Desde el noroeste de la provincia de Córdoba, Carlos Fader recuerda a su abuelo, el paisajista Fernando Fader. Además, comparte los detalles de la recuperación del pueblo que le dio veinte años de vida al pintor, a pesar de la tuberculosis.
Cuando era chico, Carlos Fader cabalgaba desde Loza Corral, donde vivía con su madre y hermanos, al pueblo vecino de Ischilín. Ahí esperaba el polaco grandote y buenazo que atendía el almacén. Después de cumplir con la lista de compras, el nieto del pintor esperaba la yapa, ansioso y silente: unas galletitas con forma de animales, suaves como ninguna. Setenta años después, la anécdota le humedece los ojos.
En el medio, Fader fue un policía con una condena a muerte del ERP y se acostumbró a ver luces inexplicables durante las noches heladas de la sierra. Un día decidió mirar atrás. Por una mezcla de desidia y la acción corrosiva de un caudillo local, Ischilín estaba casi destruido.
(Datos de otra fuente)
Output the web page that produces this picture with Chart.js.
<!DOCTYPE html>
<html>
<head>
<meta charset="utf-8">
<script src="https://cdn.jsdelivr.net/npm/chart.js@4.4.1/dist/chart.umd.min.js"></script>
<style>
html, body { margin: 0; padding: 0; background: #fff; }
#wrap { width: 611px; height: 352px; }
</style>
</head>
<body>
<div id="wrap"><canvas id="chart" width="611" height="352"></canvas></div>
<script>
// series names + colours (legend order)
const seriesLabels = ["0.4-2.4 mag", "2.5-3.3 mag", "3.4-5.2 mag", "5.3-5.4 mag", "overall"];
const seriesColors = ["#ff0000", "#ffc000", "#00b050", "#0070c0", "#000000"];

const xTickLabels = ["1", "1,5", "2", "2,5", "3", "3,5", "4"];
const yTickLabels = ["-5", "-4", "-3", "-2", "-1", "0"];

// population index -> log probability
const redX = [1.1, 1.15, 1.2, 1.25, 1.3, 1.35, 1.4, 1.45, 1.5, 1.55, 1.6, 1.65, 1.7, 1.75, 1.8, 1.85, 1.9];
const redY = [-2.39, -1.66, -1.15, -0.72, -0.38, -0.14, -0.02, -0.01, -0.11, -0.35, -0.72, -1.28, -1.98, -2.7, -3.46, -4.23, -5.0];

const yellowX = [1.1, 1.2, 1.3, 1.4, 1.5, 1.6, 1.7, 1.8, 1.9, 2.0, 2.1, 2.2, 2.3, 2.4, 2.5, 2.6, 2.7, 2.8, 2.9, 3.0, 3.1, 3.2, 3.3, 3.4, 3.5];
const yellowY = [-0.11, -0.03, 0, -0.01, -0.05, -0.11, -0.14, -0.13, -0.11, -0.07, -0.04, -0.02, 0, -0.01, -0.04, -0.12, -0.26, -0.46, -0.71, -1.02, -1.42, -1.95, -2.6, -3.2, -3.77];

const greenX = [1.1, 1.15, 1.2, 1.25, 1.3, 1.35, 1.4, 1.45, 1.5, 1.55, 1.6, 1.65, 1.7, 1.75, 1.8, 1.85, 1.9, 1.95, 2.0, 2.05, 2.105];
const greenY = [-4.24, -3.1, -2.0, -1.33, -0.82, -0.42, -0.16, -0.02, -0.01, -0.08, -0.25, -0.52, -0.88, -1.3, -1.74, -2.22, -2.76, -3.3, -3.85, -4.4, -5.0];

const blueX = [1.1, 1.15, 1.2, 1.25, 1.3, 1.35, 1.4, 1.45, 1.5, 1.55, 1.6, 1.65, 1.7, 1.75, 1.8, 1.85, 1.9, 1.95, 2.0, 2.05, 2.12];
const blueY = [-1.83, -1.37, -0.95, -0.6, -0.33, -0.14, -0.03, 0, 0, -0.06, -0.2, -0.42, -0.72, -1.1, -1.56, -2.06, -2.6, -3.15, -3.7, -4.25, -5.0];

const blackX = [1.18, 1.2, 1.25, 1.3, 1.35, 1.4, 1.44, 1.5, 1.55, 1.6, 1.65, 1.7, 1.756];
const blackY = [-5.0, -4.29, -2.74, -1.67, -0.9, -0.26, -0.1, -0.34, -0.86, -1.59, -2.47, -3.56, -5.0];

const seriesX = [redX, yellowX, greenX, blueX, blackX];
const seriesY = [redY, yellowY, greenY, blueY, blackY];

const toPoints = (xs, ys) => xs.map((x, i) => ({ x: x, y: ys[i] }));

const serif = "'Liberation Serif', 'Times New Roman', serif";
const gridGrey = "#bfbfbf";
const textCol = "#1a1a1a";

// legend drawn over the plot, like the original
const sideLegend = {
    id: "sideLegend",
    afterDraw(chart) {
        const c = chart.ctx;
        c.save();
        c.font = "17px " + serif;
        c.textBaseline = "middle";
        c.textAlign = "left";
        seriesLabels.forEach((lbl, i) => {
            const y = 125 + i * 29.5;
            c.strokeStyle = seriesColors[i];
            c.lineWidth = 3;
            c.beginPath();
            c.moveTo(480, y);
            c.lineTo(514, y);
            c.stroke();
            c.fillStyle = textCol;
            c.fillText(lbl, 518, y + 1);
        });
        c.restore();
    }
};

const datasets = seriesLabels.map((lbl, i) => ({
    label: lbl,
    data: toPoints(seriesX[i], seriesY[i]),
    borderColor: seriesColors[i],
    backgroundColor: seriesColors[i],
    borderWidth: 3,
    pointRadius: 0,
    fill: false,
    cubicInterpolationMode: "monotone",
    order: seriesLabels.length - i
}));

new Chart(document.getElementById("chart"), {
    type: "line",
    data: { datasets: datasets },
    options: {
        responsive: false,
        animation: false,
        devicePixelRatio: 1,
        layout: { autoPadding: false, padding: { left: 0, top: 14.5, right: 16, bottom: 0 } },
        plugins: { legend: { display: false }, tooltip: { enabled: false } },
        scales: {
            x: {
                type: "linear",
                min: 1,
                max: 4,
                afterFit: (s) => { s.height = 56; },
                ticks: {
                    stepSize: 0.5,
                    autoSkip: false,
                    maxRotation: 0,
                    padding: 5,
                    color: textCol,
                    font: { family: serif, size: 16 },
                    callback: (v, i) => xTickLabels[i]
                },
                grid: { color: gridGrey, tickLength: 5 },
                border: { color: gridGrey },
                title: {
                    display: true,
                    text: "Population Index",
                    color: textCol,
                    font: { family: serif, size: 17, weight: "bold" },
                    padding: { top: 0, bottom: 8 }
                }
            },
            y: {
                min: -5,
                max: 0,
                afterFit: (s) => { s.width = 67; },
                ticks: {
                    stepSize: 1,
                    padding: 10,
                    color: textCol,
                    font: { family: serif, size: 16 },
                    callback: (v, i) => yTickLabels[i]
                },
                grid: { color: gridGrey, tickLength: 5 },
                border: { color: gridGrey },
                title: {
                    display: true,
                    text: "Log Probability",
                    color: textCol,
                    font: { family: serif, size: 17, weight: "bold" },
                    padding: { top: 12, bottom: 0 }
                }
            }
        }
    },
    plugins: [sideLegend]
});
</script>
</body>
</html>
En 1997, con el villano muerto, Carlos decidió torcer el destino. La herencia de su abuelo le había pasado de costado: la provincia expropió casa y obra cuando él era chico. "Pero pobre no es el que menos tiene, sino el que menos necesita", se consuela ahora, bajo la sombra del algarrobo centenario que organiza las miradas en la plaza del pueblo.
Compró el almacén de ramos generales, la escuela y cinco ranchos, y los restauró para hacer museos temáticos. "Era una deuda conmigo mismo", asegura sobre el proceso que terminó en 2018. Un homenaje al abuelo, que había llegado al norte de la provincia con una enfermedad pulmonar que anticipaba una sobrevida de apenas seis meses. El aire serrano terminaría dándole 20 años.
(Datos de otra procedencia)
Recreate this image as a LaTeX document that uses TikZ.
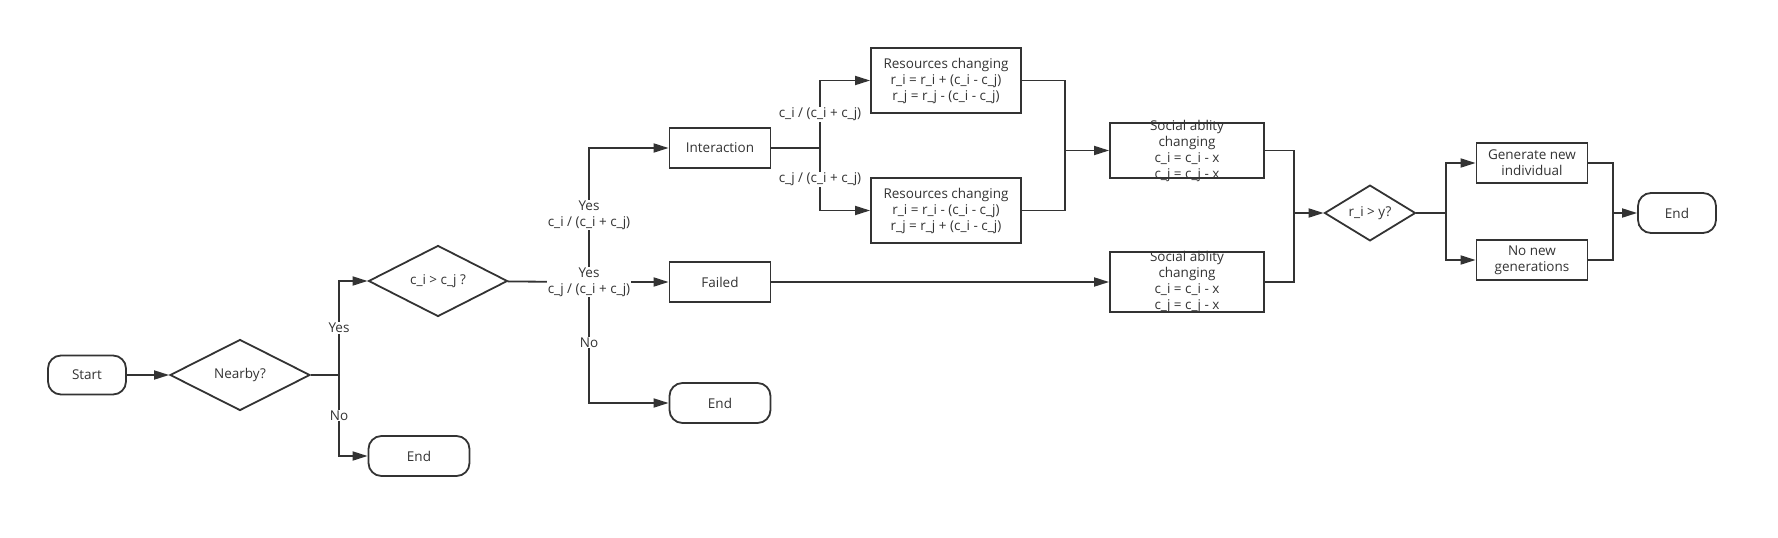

"Lo más difícil fueron los vecinos –retoma Carlos–: el criollo se consideraba invadido". Aseguró al vendedor de canastos, a la cocinera de tortillas y al productor de miel que recuperarían sus trabajos. Inventó la Fiesta de las Dulzuras Criollas, donde cada uno llevaba lo suyo, y el pueblo se puso de pie. Feliz con la buena acción, terminó de vender todo hace algunos años.
Entonces se volvió a las afueras de Villa Allende, dónde tiene La Querencia, que es su casa, pero además un centro cultural, galería de arte y anfiteatro. En Ischilín, la posada La Rosada–el antiguo almacén de ramos generales– que manejaba, quedó en manos de nuevos dueños.
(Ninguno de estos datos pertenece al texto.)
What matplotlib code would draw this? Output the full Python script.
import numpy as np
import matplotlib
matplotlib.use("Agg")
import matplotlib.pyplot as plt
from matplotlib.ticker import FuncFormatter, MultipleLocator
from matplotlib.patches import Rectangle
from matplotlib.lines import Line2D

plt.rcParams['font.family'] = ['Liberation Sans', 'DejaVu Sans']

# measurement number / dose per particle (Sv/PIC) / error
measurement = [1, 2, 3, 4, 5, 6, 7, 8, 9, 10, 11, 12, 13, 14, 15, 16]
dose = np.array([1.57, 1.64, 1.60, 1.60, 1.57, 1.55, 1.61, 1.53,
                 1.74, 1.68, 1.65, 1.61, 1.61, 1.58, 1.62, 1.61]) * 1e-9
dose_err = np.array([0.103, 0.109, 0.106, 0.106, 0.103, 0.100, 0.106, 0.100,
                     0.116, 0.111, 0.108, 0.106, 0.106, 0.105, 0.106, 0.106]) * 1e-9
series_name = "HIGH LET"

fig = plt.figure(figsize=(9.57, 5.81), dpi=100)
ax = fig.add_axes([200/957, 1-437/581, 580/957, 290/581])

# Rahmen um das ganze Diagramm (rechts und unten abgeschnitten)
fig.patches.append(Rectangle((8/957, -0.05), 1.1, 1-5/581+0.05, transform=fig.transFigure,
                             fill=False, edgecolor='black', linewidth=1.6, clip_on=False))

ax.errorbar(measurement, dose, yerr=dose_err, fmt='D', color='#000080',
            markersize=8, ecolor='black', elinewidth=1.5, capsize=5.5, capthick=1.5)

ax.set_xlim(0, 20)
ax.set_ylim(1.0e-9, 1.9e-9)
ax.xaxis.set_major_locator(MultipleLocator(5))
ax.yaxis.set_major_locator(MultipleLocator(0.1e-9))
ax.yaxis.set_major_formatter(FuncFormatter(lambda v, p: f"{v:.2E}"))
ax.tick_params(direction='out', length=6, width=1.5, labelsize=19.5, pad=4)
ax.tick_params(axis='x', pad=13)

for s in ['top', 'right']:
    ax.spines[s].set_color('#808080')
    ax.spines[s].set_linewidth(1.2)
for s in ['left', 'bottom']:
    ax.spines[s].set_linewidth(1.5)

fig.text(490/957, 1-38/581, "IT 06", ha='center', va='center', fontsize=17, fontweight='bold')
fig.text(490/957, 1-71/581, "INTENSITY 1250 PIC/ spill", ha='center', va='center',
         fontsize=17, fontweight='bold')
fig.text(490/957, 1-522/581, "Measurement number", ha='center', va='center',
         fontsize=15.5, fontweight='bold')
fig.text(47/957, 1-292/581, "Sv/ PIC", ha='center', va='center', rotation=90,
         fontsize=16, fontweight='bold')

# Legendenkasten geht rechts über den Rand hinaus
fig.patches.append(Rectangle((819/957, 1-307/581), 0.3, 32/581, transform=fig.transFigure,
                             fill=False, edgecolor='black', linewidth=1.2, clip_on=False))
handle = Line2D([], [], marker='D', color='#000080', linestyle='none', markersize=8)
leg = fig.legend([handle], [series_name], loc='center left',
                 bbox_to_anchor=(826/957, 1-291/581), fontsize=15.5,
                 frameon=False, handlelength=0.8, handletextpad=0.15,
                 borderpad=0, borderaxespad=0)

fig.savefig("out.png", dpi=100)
Aunque los edificios ya no están abiertos al público, luce satisfecho. Todo sigue al alcance de la mano: la pulpería que conserva mostrador y rejas originales; la estafeta con el letrero de la Caja Nacional de Ahorro Postal; la escuela proyectada por los jesuitas y levantada por los indios, con las puertas bajas para que el indio –fuerte arriba del caballo– rindiera culto al agacharse.
La correlación de fuerzas se explicita en la iglesia Nuestra Señora del Rosario, monumento histórico nacional (1736) en cuya nave se encontraron objetos valuados en un millón de dólares: un misal con dibujos dorados y dos candelabros de plata con incrustaciones de piedra. Al dejar Ischilín, el impacto del viaje en el tiempo sigue ahí.